*YOUR INSTRUCTIONS:* Return the entries below verbatim. Pictures stay out.

********

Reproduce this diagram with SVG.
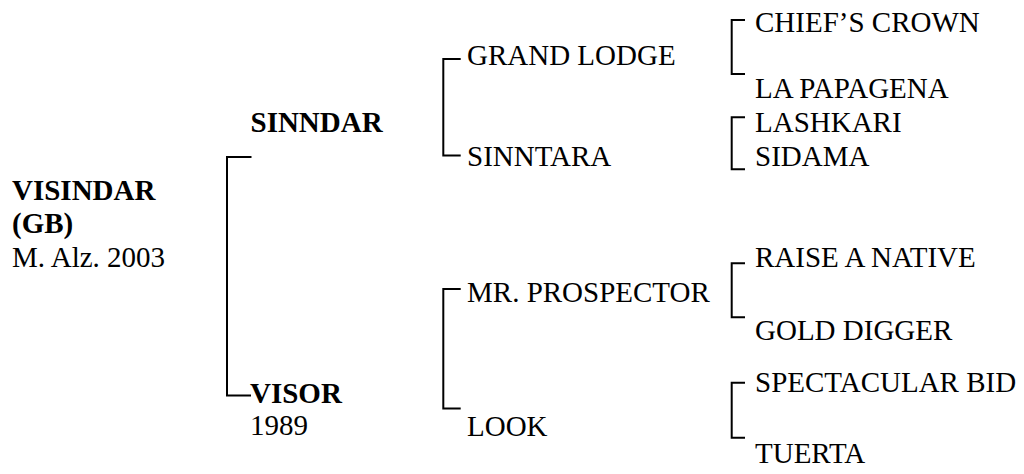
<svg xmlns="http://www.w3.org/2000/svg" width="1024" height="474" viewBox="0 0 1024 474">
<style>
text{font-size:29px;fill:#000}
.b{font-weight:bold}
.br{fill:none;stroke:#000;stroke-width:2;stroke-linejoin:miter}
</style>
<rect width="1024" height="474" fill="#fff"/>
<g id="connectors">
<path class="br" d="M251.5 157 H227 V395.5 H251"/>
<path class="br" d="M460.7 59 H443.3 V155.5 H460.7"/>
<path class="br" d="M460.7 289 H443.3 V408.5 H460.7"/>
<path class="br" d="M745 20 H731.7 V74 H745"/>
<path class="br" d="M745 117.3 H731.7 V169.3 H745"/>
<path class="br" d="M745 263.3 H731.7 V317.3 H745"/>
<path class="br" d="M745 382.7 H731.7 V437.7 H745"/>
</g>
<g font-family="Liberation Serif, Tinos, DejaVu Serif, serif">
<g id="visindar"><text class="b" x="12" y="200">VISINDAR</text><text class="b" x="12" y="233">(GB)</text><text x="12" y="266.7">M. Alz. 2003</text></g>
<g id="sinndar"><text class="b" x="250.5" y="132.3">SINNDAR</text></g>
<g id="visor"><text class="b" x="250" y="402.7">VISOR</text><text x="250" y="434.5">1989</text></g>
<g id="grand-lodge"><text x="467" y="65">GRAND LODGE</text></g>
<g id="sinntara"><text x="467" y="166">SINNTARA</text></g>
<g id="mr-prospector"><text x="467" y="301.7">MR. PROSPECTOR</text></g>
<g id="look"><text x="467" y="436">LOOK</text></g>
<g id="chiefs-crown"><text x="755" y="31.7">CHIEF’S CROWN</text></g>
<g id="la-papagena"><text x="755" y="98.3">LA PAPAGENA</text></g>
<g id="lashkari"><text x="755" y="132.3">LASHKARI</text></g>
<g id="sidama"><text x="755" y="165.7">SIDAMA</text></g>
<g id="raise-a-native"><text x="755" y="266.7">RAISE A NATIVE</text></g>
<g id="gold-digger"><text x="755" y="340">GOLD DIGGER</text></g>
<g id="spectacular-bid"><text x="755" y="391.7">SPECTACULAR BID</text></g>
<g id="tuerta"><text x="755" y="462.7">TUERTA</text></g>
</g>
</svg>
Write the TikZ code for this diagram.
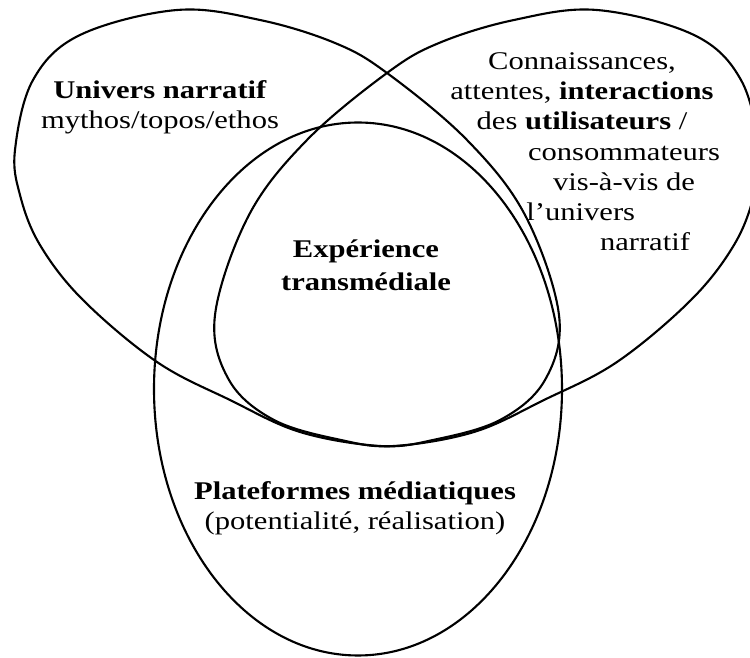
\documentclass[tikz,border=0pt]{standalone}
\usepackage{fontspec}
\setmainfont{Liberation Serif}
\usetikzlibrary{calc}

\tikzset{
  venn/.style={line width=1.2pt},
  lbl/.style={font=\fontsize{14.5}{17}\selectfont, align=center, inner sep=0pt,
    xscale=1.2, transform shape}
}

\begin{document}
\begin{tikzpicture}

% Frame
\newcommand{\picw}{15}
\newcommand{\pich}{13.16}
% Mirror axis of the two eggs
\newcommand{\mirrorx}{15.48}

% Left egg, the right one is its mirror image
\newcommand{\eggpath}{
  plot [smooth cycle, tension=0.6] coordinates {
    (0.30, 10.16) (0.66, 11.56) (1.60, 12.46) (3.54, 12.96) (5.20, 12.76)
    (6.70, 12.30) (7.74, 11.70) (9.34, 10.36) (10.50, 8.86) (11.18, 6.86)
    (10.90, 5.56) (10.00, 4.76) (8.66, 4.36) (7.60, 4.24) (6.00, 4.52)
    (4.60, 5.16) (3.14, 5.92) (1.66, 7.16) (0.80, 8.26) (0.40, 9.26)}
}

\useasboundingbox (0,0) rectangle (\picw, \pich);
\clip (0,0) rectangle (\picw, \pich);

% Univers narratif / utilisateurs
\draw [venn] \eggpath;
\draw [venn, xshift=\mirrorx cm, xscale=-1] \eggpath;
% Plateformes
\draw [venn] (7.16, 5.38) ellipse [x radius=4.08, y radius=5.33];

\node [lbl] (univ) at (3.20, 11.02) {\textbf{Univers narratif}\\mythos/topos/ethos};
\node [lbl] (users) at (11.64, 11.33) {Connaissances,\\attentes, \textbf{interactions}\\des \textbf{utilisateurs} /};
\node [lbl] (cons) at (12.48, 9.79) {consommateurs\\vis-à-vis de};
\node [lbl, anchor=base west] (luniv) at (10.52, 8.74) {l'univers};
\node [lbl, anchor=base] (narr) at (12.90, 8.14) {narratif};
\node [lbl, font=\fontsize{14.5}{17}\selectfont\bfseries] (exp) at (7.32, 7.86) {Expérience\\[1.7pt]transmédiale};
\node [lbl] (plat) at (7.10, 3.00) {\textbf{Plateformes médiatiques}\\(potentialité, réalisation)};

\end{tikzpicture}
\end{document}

********

*RESPONSE TO THIS TASK:*
Reproduce this diagram with SVG.
<svg xmlns="http://www.w3.org/2000/svg" width="1024" height="474" viewBox="0 0 1024 474">
<style>
text{font-size:29px;fill:#000}
.b{font-weight:bold}
.br{fill:none;stroke:#000;stroke-width:2;stroke-linejoin:miter}
</style>
<rect width="1024" height="474" fill="#fff"/>
<g id="connectors">
<path class="br" d="M251.5 157 H227 V395.5 H251"/>
<path class="br" d="M460.7 59 H443.3 V155.5 H460.7"/>
<path class="br" d="M460.7 289 H443.3 V408.5 H460.7"/>
<path class="br" d="M745 20 H731.7 V74 H745"/>
<path class="br" d="M745 117.3 H731.7 V169.3 H745"/>
<path class="br" d="M745 263.3 H731.7 V317.3 H745"/>
<path class="br" d="M745 382.7 H731.7 V437.7 H745"/>
</g>
<g font-family="Liberation Serif, Tinos, DejaVu Serif, serif">
<g id="visindar"><text class="b" x="12" y="200">VISINDAR</text><text class="b" x="12" y="233">(GB)</text><text x="12" y="266.7">M. Alz. 2003</text></g>
<g id="sinndar"><text class="b" x="250.5" y="132.3">SINNDAR</text></g>
<g id="visor"><text class="b" x="250" y="402.7">VISOR</text><text x="250" y="434.5">1989</text></g>
<g id="grand-lodge"><text x="467" y="65">GRAND LODGE</text></g>
<g id="sinntara"><text x="467" y="166">SINNTARA</text></g>
<g id="mr-prospector"><text x="467" y="301.7">MR. PROSPECTOR</text></g>
<g id="look"><text x="467" y="436">LOOK</text></g>
<g id="chiefs-crown"><text x="755" y="31.7">CHIEF’S CROWN</text></g>
<g id="la-papagena"><text x="755" y="98.3">LA PAPAGENA</text></g>
<g id="lashkari"><text x="755" y="132.3">LASHKARI</text></g>
<g id="sidama"><text x="755" y="165.7">SIDAMA</text></g>
<g id="raise-a-native"><text x="755" y="266.7">RAISE A NATIVE</text></g>
<g id="gold-digger"><text x="755" y="340">GOLD DIGGER</text></g>
<g id="spectacular-bid"><text x="755" y="391.7">SPECTACULAR BID</text></g>
<g id="tuerta"><text x="755" y="462.7">TUERTA</text></g>
</g>
</svg>
Write the TikZ code for this diagram.
\documentclass[tikz,border=0pt]{standalone}
\usepackage{fontspec}
\setmainfont{Liberation Serif}
\usetikzlibrary{calc}

\tikzset{
  venn/.style={line width=1.2pt},
  lbl/.style={font=\fontsize{14.5}{17}\selectfont, align=center, inner sep=0pt,
    xscale=1.2, transform shape}
}

\begin{document}
\begin{tikzpicture}

% Frame
\newcommand{\picw}{15}
\newcommand{\pich}{13.16}
% Mirror axis of the two eggs
\newcommand{\mirrorx}{15.48}

% Left egg, the right one is its mirror image
\newcommand{\eggpath}{
  plot [smooth cycle, tension=0.6] coordinates {
    (0.30, 10.16) (0.66, 11.56) (1.60, 12.46) (3.54, 12.96) (5.20, 12.76)
    (6.70, 12.30) (7.74, 11.70) (9.34, 10.36) (10.50, 8.86) (11.18, 6.86)
    (10.90, 5.56) (10.00, 4.76) (8.66, 4.36) (7.60, 4.24) (6.00, 4.52)
    (4.60, 5.16) (3.14, 5.92) (1.66, 7.16) (0.80, 8.26) (0.40, 9.26)}
}

\useasboundingbox (0,0) rectangle (\picw, \pich);
\clip (0,0) rectangle (\picw, \pich);

% Univers narratif / utilisateurs
\draw [venn] \eggpath;
\draw [venn, xshift=\mirrorx cm, xscale=-1] \eggpath;
% Plateformes
\draw [venn] (7.16, 5.38) ellipse [x radius=4.08, y radius=5.33];

\node [lbl] (univ) at (3.20, 11.02) {\textbf{Univers narratif}\\mythos/topos/ethos};
\node [lbl] (users) at (11.64, 11.33) {Connaissances,\\attentes, \textbf{interactions}\\des \textbf{utilisateurs} /};
\node [lbl] (cons) at (12.48, 9.79) {consommateurs\\vis-à-vis de};
\node [lbl, anchor=base west] (luniv) at (10.52, 8.74) {l'univers};
\node [lbl, anchor=base] (narr) at (12.90, 8.14) {narratif};
\node [lbl, font=\fontsize{14.5}{17}\selectfont\bfseries] (exp) at (7.32, 7.86) {Expérience\\[1.7pt]transmédiale};
\node [lbl] (plat) at (7.10, 3.00) {\textbf{Plateformes médiatiques}\\(potentialité, réalisation)};

\end{tikzpicture}
\end{document}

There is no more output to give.